▶ [What this task involves]: Copy exactly the lines that run from the top of the listing to the line containing "from matplotlib.ticker import", both ends included, and omit the pictures.

▶ [Recorded data]:
****************

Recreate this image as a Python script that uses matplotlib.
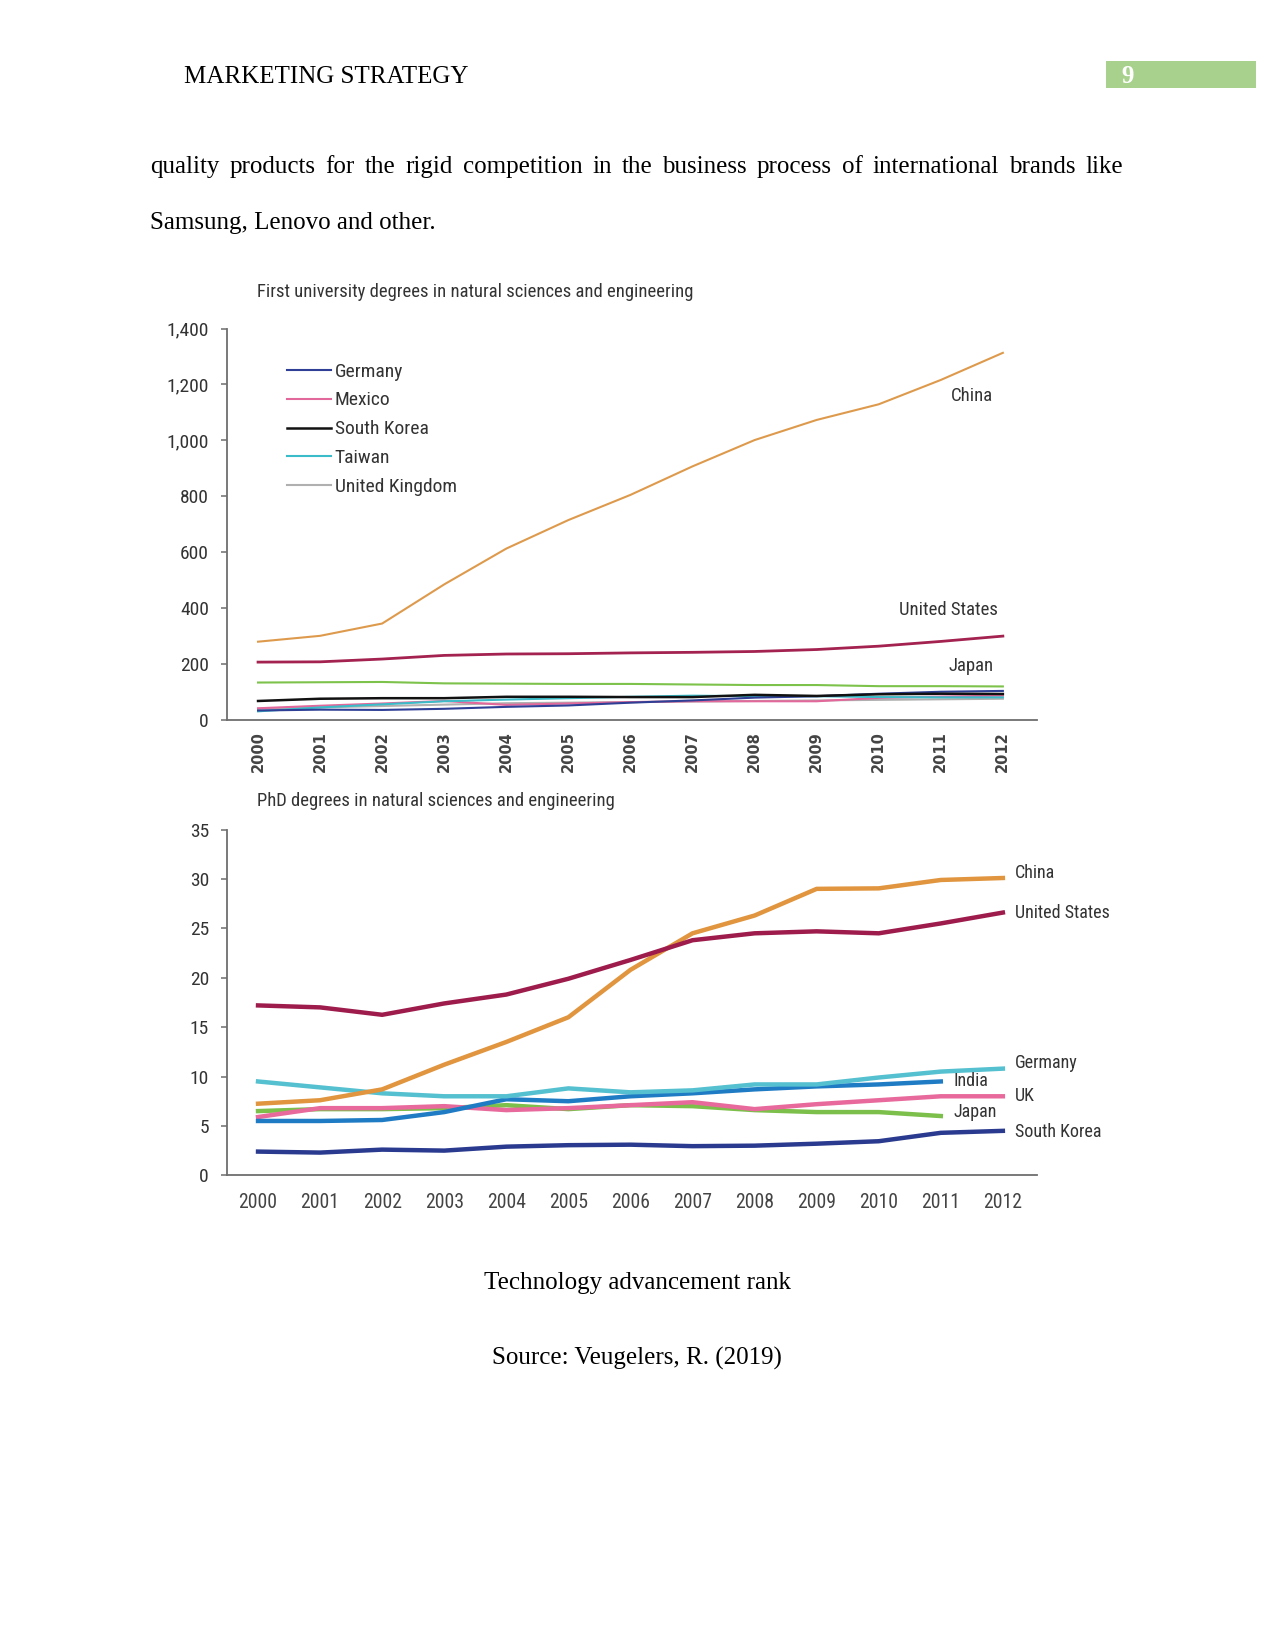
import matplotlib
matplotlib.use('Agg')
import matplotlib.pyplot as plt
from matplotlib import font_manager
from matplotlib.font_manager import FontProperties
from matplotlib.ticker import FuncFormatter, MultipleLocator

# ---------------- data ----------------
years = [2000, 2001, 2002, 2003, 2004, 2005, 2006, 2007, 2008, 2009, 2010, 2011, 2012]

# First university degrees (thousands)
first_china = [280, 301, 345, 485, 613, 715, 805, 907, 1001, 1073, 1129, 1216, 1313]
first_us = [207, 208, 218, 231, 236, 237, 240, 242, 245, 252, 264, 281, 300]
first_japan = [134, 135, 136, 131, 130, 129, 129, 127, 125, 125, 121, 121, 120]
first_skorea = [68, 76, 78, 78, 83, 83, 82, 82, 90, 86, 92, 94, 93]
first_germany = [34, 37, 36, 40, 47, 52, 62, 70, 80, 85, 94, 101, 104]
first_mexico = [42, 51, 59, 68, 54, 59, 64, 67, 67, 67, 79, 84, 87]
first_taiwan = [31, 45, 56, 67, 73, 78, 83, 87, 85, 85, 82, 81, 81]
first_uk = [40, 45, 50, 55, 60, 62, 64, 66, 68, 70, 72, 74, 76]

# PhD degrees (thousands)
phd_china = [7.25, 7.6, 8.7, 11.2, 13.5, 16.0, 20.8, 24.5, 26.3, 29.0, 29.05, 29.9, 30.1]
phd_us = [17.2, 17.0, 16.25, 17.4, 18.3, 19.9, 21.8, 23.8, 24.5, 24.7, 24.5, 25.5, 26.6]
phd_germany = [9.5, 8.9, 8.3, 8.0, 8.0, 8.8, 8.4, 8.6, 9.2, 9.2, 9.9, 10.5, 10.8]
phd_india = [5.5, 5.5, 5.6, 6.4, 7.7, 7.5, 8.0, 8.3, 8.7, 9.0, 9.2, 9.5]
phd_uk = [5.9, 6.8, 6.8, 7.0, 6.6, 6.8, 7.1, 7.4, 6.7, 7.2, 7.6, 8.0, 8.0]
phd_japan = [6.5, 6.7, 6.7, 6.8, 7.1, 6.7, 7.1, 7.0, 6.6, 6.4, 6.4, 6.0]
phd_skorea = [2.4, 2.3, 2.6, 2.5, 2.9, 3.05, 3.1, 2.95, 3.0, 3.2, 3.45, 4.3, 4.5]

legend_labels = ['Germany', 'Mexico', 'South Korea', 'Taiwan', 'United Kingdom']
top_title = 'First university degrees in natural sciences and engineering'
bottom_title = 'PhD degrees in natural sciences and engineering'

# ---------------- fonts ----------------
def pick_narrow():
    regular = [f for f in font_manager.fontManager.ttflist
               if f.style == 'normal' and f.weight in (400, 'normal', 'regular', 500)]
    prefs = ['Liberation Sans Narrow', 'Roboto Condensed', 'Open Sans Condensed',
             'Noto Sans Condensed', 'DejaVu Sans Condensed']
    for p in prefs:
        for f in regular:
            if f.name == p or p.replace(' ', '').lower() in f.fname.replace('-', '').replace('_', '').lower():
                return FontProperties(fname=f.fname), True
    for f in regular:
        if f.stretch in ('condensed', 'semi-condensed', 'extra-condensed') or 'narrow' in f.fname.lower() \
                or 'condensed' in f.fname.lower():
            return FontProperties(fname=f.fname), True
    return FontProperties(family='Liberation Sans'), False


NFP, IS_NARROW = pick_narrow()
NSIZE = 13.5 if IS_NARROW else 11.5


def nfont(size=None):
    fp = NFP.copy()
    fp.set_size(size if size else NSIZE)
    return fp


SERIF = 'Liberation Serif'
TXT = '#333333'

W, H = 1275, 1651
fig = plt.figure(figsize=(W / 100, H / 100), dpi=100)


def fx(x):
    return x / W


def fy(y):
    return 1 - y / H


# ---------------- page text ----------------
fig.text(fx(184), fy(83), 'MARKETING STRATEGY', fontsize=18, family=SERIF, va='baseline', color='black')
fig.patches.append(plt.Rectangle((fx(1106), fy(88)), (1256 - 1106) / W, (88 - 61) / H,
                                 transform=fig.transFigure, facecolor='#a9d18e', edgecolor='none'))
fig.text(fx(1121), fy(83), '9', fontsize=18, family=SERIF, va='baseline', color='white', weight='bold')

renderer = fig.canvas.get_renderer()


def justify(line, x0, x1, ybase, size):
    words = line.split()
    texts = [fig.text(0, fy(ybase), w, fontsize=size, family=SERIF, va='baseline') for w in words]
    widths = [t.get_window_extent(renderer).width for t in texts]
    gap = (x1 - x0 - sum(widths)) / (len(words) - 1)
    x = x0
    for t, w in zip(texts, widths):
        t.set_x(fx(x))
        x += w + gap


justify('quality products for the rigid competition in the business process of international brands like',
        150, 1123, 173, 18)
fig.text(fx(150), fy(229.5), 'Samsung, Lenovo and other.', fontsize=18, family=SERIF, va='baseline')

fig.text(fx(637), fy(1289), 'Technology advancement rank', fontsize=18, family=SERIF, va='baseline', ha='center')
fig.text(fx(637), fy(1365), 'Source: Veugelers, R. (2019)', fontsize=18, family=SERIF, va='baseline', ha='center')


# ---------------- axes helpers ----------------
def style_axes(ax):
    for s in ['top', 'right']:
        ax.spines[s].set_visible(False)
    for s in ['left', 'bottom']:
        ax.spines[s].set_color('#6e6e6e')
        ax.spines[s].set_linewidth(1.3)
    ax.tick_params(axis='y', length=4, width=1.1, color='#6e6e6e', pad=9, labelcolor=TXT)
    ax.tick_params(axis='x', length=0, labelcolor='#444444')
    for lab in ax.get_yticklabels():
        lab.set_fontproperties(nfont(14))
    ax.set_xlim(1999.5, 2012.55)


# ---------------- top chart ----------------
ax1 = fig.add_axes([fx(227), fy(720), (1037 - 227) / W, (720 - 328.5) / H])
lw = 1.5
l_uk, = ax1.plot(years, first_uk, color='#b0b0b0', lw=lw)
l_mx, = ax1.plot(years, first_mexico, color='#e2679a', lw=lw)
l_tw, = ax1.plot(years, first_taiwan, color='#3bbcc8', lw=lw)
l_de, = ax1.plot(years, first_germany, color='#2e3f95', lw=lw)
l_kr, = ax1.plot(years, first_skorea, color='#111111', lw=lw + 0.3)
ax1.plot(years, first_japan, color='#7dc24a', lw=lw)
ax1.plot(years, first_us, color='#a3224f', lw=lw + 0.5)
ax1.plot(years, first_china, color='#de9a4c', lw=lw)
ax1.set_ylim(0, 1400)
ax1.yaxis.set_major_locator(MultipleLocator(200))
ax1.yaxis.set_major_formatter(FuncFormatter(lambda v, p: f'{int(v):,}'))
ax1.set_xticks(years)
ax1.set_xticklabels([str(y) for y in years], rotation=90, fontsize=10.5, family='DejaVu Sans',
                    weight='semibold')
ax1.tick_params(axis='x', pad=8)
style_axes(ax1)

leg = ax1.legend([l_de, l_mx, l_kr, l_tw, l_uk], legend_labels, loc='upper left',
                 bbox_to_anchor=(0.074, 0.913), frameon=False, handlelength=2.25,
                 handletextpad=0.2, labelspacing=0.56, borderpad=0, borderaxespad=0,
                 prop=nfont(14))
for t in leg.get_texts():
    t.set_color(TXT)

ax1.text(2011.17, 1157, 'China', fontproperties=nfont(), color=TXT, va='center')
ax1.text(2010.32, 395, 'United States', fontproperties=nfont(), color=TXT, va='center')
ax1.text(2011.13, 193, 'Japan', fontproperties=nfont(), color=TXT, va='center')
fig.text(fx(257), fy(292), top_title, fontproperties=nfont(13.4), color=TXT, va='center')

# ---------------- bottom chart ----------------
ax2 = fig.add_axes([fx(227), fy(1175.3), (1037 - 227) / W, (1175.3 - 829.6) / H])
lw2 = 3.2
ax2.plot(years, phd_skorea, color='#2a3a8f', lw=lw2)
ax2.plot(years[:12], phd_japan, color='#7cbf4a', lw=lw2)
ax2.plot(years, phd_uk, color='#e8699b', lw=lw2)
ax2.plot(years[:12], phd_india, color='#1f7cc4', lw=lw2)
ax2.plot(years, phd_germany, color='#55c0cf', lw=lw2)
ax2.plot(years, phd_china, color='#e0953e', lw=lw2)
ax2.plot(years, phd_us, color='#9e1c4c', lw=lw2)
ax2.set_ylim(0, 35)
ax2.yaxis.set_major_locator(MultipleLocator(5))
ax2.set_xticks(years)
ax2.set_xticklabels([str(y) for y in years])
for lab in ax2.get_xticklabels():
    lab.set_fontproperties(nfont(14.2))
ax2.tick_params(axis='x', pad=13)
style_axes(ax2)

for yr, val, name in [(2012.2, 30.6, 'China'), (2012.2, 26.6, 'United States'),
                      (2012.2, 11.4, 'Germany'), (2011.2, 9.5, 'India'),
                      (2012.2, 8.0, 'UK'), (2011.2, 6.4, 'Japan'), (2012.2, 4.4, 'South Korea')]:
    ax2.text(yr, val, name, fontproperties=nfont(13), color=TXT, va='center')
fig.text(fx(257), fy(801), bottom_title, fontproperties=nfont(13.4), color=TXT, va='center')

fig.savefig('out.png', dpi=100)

****************

▶ [In response]:
Recreate this image as a Python script that uses matplotlib.
import matplotlib
matplotlib.use('Agg')
import matplotlib.pyplot as plt
from matplotlib import font_manager
from matplotlib.font_manager import FontProperties
from matplotlib.ticker import FuncFormatter, MultipleLocator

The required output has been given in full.